“Waving at You” is sung in a whisper, but it’s far more furious than most of the much louder songs.
Track: “Waving at You”
Album: Nothing for Juice (1996)
The Mountain Goats have significant range, but most fans will tell you their favorite songs are the screaming, foot-stomping ones. They’re the ones that bring the house down at the first, second, and (sometimes) third encores and they’re the ones people belt out on New Year’s Eve to rage against the previous and future years. You can’t think of the Mountain Goats without thinking of that death metal band in Denton or the Alpha Couple’s furious love or the speak freaks on the west coast, but there are some songs that fall outside of the norm.
John Darnielle whispers “Waving at You,” relatively speaking. He sounds far away, tinged with longing and regret. The great majority of Mountain Goats narrators are sad, but most of them aren’t at the stage of life that the “Waving at You” person sings about. John Darnielle likes characters that are in the middle of their fury or misery. Those people are easy to understand because they narrate their feelings to try to understand them. He has an entire song (“The Recognition Scene”) about the moment you realize what your situation really is. The person in “Waving at You” is several years beyond those moments.

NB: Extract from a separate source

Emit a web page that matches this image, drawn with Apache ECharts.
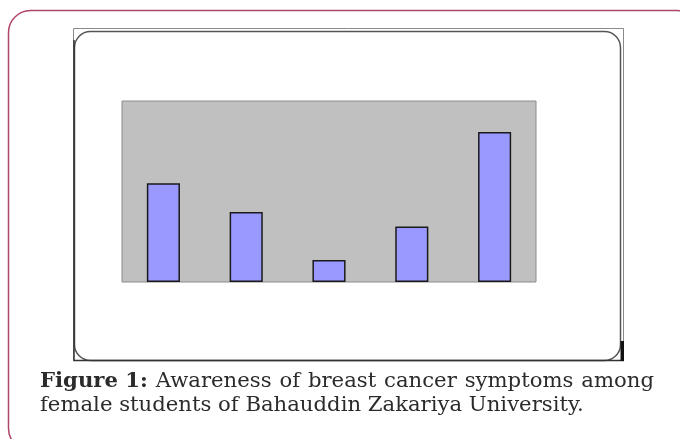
<!DOCTYPE html>
<html>
<head>
<meta charset="utf-8">
<script src="https://cdn.jsdelivr.net/npm/echarts@6/dist/echarts.min.js"></script>
<style>
  html, body { margin: 0; padding: 0; background: #fff; }
  #chart { width: 680px; height: 439px; }
</style>
</head>
<body>
<div id="chart"></div>
<script>
// categories (no labels visible in the figure)
const categories = ['1', '2', '3', '4', '5'];
// bar heights as % of the plot height
const values = [54.5, 38.7, 12.2, 30.6, 82.9];

const captionBold = 'Figure 1:';
const captionLine1 = ['Awareness', 'of', 'breast', 'cancer', 'symptoms', 'among'];
const captionLine2 = 'female students of Bahauddin Zakariya University.';

const serif = '"DejaVu Serif", "Liberation Serif", serif';

// fit font size so line 2 is about as wide as in the figure
const ctx = document.createElement('canvas').getContext('2d');
ctx.font = '20px ' + serif;
let fs = 20 * 543 / ctx.measureText(captionLine2).width;
fs = Math.round(fs * 10) / 10;

// justify line 1 between x=40 and x=654
const left = 40, right = 654;
ctx.font = 'bold ' + fs + 'px ' + serif;
const wb = ctx.measureText(captionBold).width;
ctx.font = fs + 'px ' + serif;
const ws = captionLine1.map(w => ctx.measureText(w).width);
const gap = (right - left - wb - ws.reduce((a, b) => a + b, 0)) / captionLine1.length;

const captionEls = [{
  type: 'text', left: left, top: 387 - fs * 0.76,
  style: { text: captionBold, font: 'bold ' + fs + 'px ' + serif, fill: '#2b2b2b' }
}];
let cx = left + wb + gap;
captionLine1.forEach((w, i) => {
  captionEls.push({
    type: 'text', left: cx, top: 387 - fs * 0.76,
    style: { text: w, font: fs + 'px ' + serif, fill: '#2b2b2b' }
  });
  cx += ws[i] + gap;
});
captionEls.push({
  type: 'text', left: left, top: 411 - fs * 0.76,
  style: { text: captionLine2, font: fs + 'px ' + serif, fill: '#2b2b2b' }
});

const chart = echarts.init(document.getElementById('chart'));
chart.setOption({
  animation: false,
  grid: {
    left: 122, top: 101, width: 414, height: 181,
    show: true, backgroundColor: '#c0c0c0', borderColor: '#8c8c8c', borderWidth: 1
  },
  xAxis: {
    type: 'category', data: categories,
    axisLine: { show: false }, axisTick: { show: false }, axisLabel: { show: false }
  },
  yAxis: {
    type: 'value', min: 0, max: 100,
    axisLine: { show: false }, axisTick: { show: false }, axisLabel: { show: false },
    splitLine: { show: false }
  },
  series: [{
    type: 'bar',
    data: values,
    barWidth: '40%',
    itemStyle: { color: '#9999ff', borderColor: '#1a1a1a', borderWidth: 1.5 }
  }],
  graphic: [
    // outer rounded border
    {
      type: 'rect', silent: true,
      shape: { x: 8.5, y: 10.5, width: 690, height: 440, r: 22 },
      style: { fill: 'none', stroke: '#b0456b', lineWidth: 1.5 }
    },
    // figure frame (square)
    {
      type: 'rect', silent: true,
      shape: { x: 73.5, y: 28.5, width: 550, height: 332 },
      style: { fill: 'none', stroke: '#8a8a8a', lineWidth: 1 }
    },
    // figure frame (rounded)
    {
      type: 'rect', silent: true,
      shape: { x: 74.5, y: 31.5, width: 546, height: 329, r: 16 },
      style: { fill: 'none', stroke: '#555', lineWidth: 1.5 }
    },
    // left and bottom dark edges
    {
      type: 'polyline', silent: true,
      shape: { points: [[74, 40], [74, 360.5], [624, 360.5]] },
      style: { stroke: '#333', lineWidth: 1.5, fill: 'none' }
    },
    // black bar bottom right
    {
      type: 'rect', silent: true,
      shape: { x: 620.5, y: 341, width: 3.5, height: 20 },
      style: { fill: '#111' }
    }
  ].concat(captionEls)
});
</script>
</body>
</html>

There are other reflective Mountain Goats songs, but John Darnielle says this is one of the best of the early ones. He’s said in interviews that this one feels more real to him and that you can read his quiet delivery as the story consuming him. There’s a lot to love about yelling and screaming, but the bubbling tension in “Waving at You” that explodes only through frantic strumming comes across like catharsis denied. Our character can’t shake this habit and “Waving at You” reminds us that not every moment ends, even years later.